__Work to be completed__:
Copy out the data exactly, leaving the pictures behind.

__Information supplied__:
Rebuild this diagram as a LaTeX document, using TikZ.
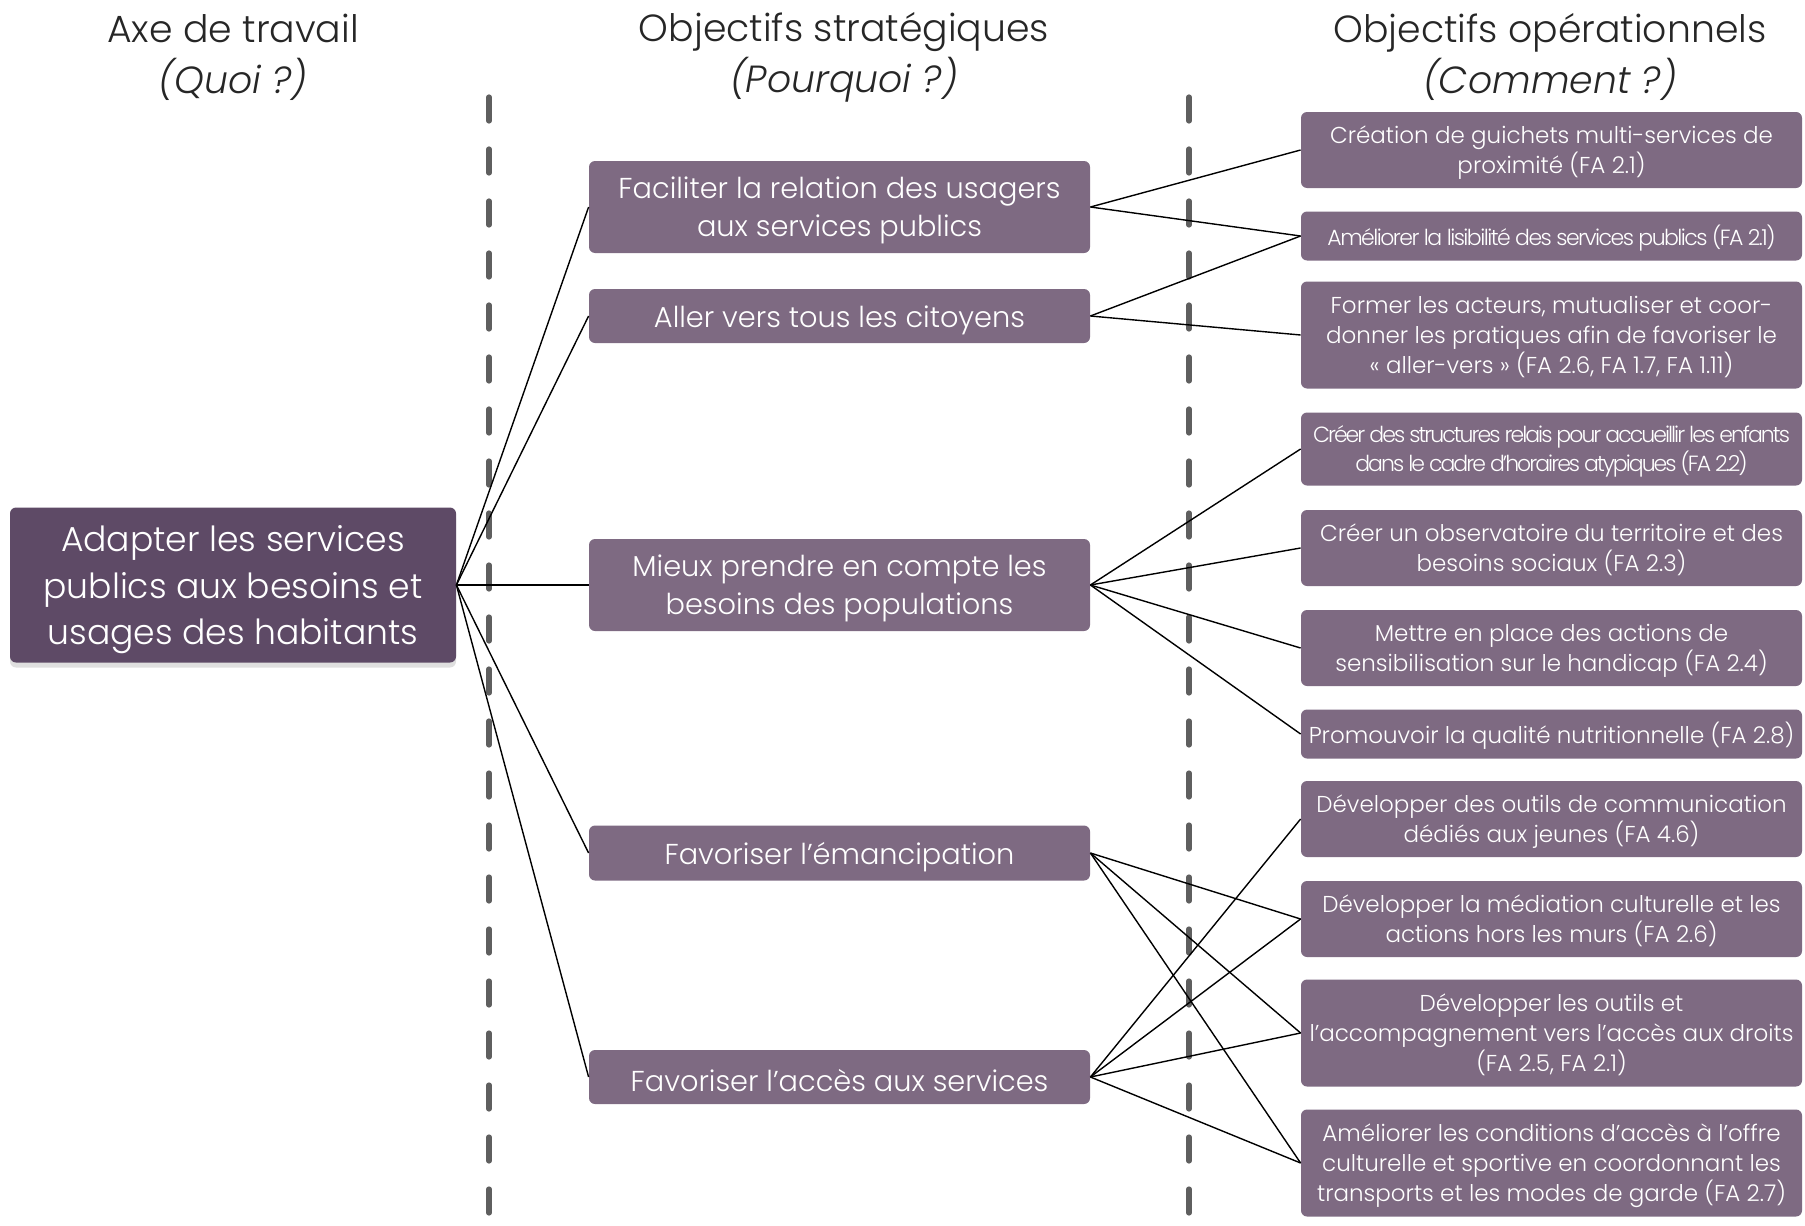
\documentclass[tikz,border=0pt]{standalone}
\usepackage{fontspec}
\setmainfont{Poppins}[UprightFont=* Light, ItalicFont=* Light Italic]
\usetikzlibrary{shadows}

\definecolor{plum}{HTML}{7E6A82}
\definecolor{darkplum}{HTML}{5E4A66}
\definecolor{sepgray}{HTML}{5F5F5F}

\begin{document}
\begin{tikzpicture}[x=0.5pt, y=-0.5pt,
    box/.style={fill=plum, rounded corners=3pt, text=white, align=center,
    inner sep=1pt},
    low/.style={text depth=#1},
    axis/.style={box, fill=darkplum, minimum width=223pt, minimum height=77.5pt,
    font=\fontsize{17.3}{23.3}\selectfont, low=-1.5pt,
    drop shadow={shadow xshift=0pt, shadow yshift=-2.5pt, opacity=0.25}},
    strat/.style={box, minimum width=250.5pt, font=\fontsize{14.4}{19}\selectfont,
    execute at begin node={\rule{0pt}{15pt}}},
    oper/.style={box, minimum width=250.5pt, font=\fontsize{11.5}{15}\selectfont,
    execute at begin node={\rule{0pt}{12.5pt}}},
    tight/.style={font=\fontsize{11}{14.5}\selectfont\addfontfeature{LetterSpace=#1}},
    head/.style={align=center, text=black!85, font=\fontsize{18.9}{25.5}\selectfont},
    sep/.style={sepgray, line width=2.6pt, line cap=round, dash pattern=on 12pt off 14pt},
    link/.style={black, line width=0.7pt}]
    \useasboundingbox (0,0) rectangle (1805,1226);

    % column titles
    \node[head] (h-axe) at (233,57) {Axe de travail\\\textit{(Quoi ?)}};
    \node[head] (h-strat) at (844,57) {Objectifs stratégiques\\\textit{(Pourquoi ?)}};
    \node[head] (h-oper) at (1550,57) {Objectifs opérationnels\\\textit{(Comment ?)}};

    % separators
    \draw[sep] (489,97) -- (489,1226);
    \draw[sep] (1189,97) -- (1189,1226);

    % axis
    \node[axis] (axe) at (233,585) {Adapter les services\\publics aux besoins et\\usages des habitants};

    % strategic objectives
    \node[strat, low=-2pt, minimum height=46pt] (faciliter) at (839.5,207) {Faciliter la relation des usagers\\aux services publics};
    \node[strat, minimum height=27pt] (aller) at (839.5,316) {Aller vers tous les citoyens};
    \node[strat, low=-2pt, minimum height=46pt] (besoins) at (839.5,585) {Mieux prendre en compte les\\besoins des populations};
    \node[strat, minimum height=27.5pt] (emancip) at (839.5,853) {Favoriser l’émancipation};
    \node[strat, minimum height=27pt] (acces) at (839.5,1077) {Favoriser l’accès aux services};

    % operational objectives
    \node[oper, low=-3pt, minimum height=38pt] (guichets) at (1551.5,150) {Création de guichets multi-services de\\proximité (FA 2.1)};
    \node[oper, tight=-7, minimum height=24.5pt] (lisibilite) at (1551.5,236) {Améliorer la lisibilité des services publics (FA 2.1)};
    \node[oper, low=-3pt, minimum height=53.5pt] (former) at (1551.5,335) {Former les acteurs, mutualiser et coor-\\donner les pratiques afin de favoriser le\\«~aller-vers~» (FA 2.6, FA 1.7, FA 1.11)};
    \node[oper, tight=-9, low=-3pt, minimum height=36.5pt] (relais) at (1551.5,449) {Créer des structures relais pour accueillir les enfants\\dans le cadre d’horaires atypiques (FA 2.2)};
    \node[oper, low=-3pt, minimum height=38pt] (observ) at (1551.5,548) {Créer un observatoire du territoire et des\\besoins sociaux (FA 2.3)};
    \node[oper, low=-3pt, minimum height=38pt] (handicap) at (1551.5,648) {Mettre en place des actions de\\sensibilisation sur le handicap (FA 2.4)};
    \node[oper, minimum height=24.5pt] (nutrition) at (1551.5,734) {Promouvoir la qualité nutritionnelle (FA 2.8)};
    \node[oper, low=-3pt, minimum height=38pt] (jeunes) at (1551.5,819) {Développer des outils de communication\\dédiés aux jeunes (FA 4.6)};
    \node[oper, low=-3pt, minimum height=38pt] (mediation) at (1551.5,919) {Développer la médiation culturelle et les\\actions hors les murs (FA 2.6)};
    \node[oper, low=-3pt, minimum height=53.5pt] (droits) at (1551.5,1033) {Développer les outils et\\l’accompagnement vers l’accès aux droits\\(FA 2.5, FA 2.1)};
    \node[oper, low=-3pt, minimum height=53.5pt] (offre) at (1551.5,1163) {Améliorer les conditions d’accès à l’offre\\culturelle et sportive en coordonnant les\\transports et les modes de garde (FA 2.7)};

    % axis -> strategic
    \draw[link] (axe.east) -- (faciliter.west);
    \draw[link] (axe.east) -- (aller.west);
    \draw[link] (axe.east) -- (besoins.west);
    \draw[link] (axe.east) -- (emancip.west);
    \draw[link] (axe.east) -- (acces.west);

    % strategic -> operational
    \draw[link] (faciliter.east) -- (guichets.west);
    \draw[link] (faciliter.east) -- (lisibilite.west);
    \draw[link] (aller.east) -- (lisibilite.west);
    \draw[link] (aller.east) -- (former.west);
    \draw[link] (besoins.east) -- (relais.west);
    \draw[link] (besoins.east) -- (observ.west);
    \draw[link] (besoins.east) -- (handicap.west);
    \draw[link] (besoins.east) -- (nutrition.west);
    \draw[link] (emancip.east) -- (mediation.west);
    \draw[link] (emancip.east) -- (droits.west);
    \draw[link] (emancip.east) -- (offre.west);
    \draw[link] (acces.east) -- (jeunes.west);
    \draw[link] (acces.east) -- (mediation.west);
    \draw[link] (acces.east) -- (droits.west);
    \draw[link] (acces.east) -- (offre.west);
\end{tikzpicture}
\end{document}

__Task output__:
Rebuild this diagram as a LaTeX document, using TikZ.
\documentclass[tikz,border=0pt]{standalone}
\usepackage{fontspec}
\setmainfont{Poppins}[UprightFont=* Light, ItalicFont=* Light Italic]
\usetikzlibrary{shadows}

\definecolor{plum}{HTML}{7E6A82}
\definecolor{darkplum}{HTML}{5E4A66}
\definecolor{sepgray}{HTML}{5F5F5F}

\begin{document}
\begin{tikzpicture}[x=0.5pt, y=-0.5pt,
    box/.style={fill=plum, rounded corners=3pt, text=white, align=center,
    inner sep=1pt},
    low/.style={text depth=#1},
    axis/.style={box, fill=darkplum, minimum width=223pt, minimum height=77.5pt,
    font=\fontsize{17.3}{23.3}\selectfont, low=-1.5pt,
    drop shadow={shadow xshift=0pt, shadow yshift=-2.5pt, opacity=0.25}},
    strat/.style={box, minimum width=250.5pt, font=\fontsize{14.4}{19}\selectfont,
    execute at begin node={\rule{0pt}{15pt}}},
    oper/.style={box, minimum width=250.5pt, font=\fontsize{11.5}{15}\selectfont,
    execute at begin node={\rule{0pt}{12.5pt}}},
    tight/.style={font=\fontsize{11}{14.5}\selectfont\addfontfeature{LetterSpace=#1}},
    head/.style={align=center, text=black!85, font=\fontsize{18.9}{25.5}\selectfont},
    sep/.style={sepgray, line width=2.6pt, line cap=round, dash pattern=on 12pt off 14pt},
    link/.style={black, line width=0.7pt}]
    \useasboundingbox (0,0) rectangle (1805,1226);

    % column titles
    \node[head] (h-axe) at (233,57) {Axe de travail\\\textit{(Quoi ?)}};
    \node[head] (h-strat) at (844,57) {Objectifs stratégiques\\\textit{(Pourquoi ?)}};
    \node[head] (h-oper) at (1550,57) {Objectifs opérationnels\\\textit{(Comment ?)}};

    % separators
    \draw[sep] (489,97) -- (489,1226);
    \draw[sep] (1189,97) -- (1189,1226);

    % axis
    \node[axis] (axe) at (233,585) {Adapter les services\\publics aux besoins et\\usages des habitants};

    % strategic objectives
    \node[strat, low=-2pt, minimum height=46pt] (faciliter) at (839.5,207) {Faciliter la relation des usagers\\aux services publics};
    \node[strat, minimum height=27pt] (aller) at (839.5,316) {Aller vers tous les citoyens};
    \node[strat, low=-2pt, minimum height=46pt] (besoins) at (839.5,585) {Mieux prendre en compte les\\besoins des populations};
    \node[strat, minimum height=27.5pt] (emancip) at (839.5,853) {Favoriser l’émancipation};
    \node[strat, minimum height=27pt] (acces) at (839.5,1077) {Favoriser l’accès aux services};

    % operational objectives
    \node[oper, low=-3pt, minimum height=38pt] (guichets) at (1551.5,150) {Création de guichets multi-services de\\proximité (FA 2.1)};
    \node[oper, tight=-7, minimum height=24.5pt] (lisibilite) at (1551.5,236) {Améliorer la lisibilité des services publics (FA 2.1)};
    \node[oper, low=-3pt, minimum height=53.5pt] (former) at (1551.5,335) {Former les acteurs, mutualiser et coor-\\donner les pratiques afin de favoriser le\\«~aller-vers~» (FA 2.6, FA 1.7, FA 1.11)};
    \node[oper, tight=-9, low=-3pt, minimum height=36.5pt] (relais) at (1551.5,449) {Créer des structures relais pour accueillir les enfants\\dans le cadre d’horaires atypiques (FA 2.2)};
    \node[oper, low=-3pt, minimum height=38pt] (observ) at (1551.5,548) {Créer un observatoire du territoire et des\\besoins sociaux (FA 2.3)};
    \node[oper, low=-3pt, minimum height=38pt] (handicap) at (1551.5,648) {Mettre en place des actions de\\sensibilisation sur le handicap (FA 2.4)};
    \node[oper, minimum height=24.5pt] (nutrition) at (1551.5,734) {Promouvoir la qualité nutritionnelle (FA 2.8)};
    \node[oper, low=-3pt, minimum height=38pt] (jeunes) at (1551.5,819) {Développer des outils de communication\\dédiés aux jeunes (FA 4.6)};
    \node[oper, low=-3pt, minimum height=38pt] (mediation) at (1551.5,919) {Développer la médiation culturelle et les\\actions hors les murs (FA 2.6)};
    \node[oper, low=-3pt, minimum height=53.5pt] (droits) at (1551.5,1033) {Développer les outils et\\l’accompagnement vers l’accès aux droits\\(FA 2.5, FA 2.1)};
    \node[oper, low=-3pt, minimum height=53.5pt] (offre) at (1551.5,1163) {Améliorer les conditions d’accès à l’offre\\culturelle et sportive en coordonnant les\\transports et les modes de garde (FA 2.7)};

    % axis -> strategic
    \draw[link] (axe.east) -- (faciliter.west);
    \draw[link] (axe.east) -- (aller.west);
    \draw[link] (axe.east) -- (besoins.west);
    \draw[link] (axe.east) -- (emancip.west);
    \draw[link] (axe.east) -- (acces.west);

    % strategic -> operational
    \draw[link] (faciliter.east) -- (guichets.west);
    \draw[link] (faciliter.east) -- (lisibilite.west);
    \draw[link] (aller.east) -- (lisibilite.west);
    \draw[link] (aller.east) -- (former.west);
    \draw[link] (besoins.east) -- (relais.west);
    \draw[link] (besoins.east) -- (observ.west);
    \draw[link] (besoins.east) -- (handicap.west);
    \draw[link] (besoins.east) -- (nutrition.west);
    \draw[link] (emancip.east) -- (mediation.west);
    \draw[link] (emancip.east) -- (droits.west);
    \draw[link] (emancip.east) -- (offre.west);
    \draw[link] (acces.east) -- (jeunes.west);
    \draw[link] (acces.east) -- (mediation.west);
    \draw[link] (acces.east) -- (droits.west);
    \draw[link] (acces.east) -- (offre.west);
\end{tikzpicture}
\end{document}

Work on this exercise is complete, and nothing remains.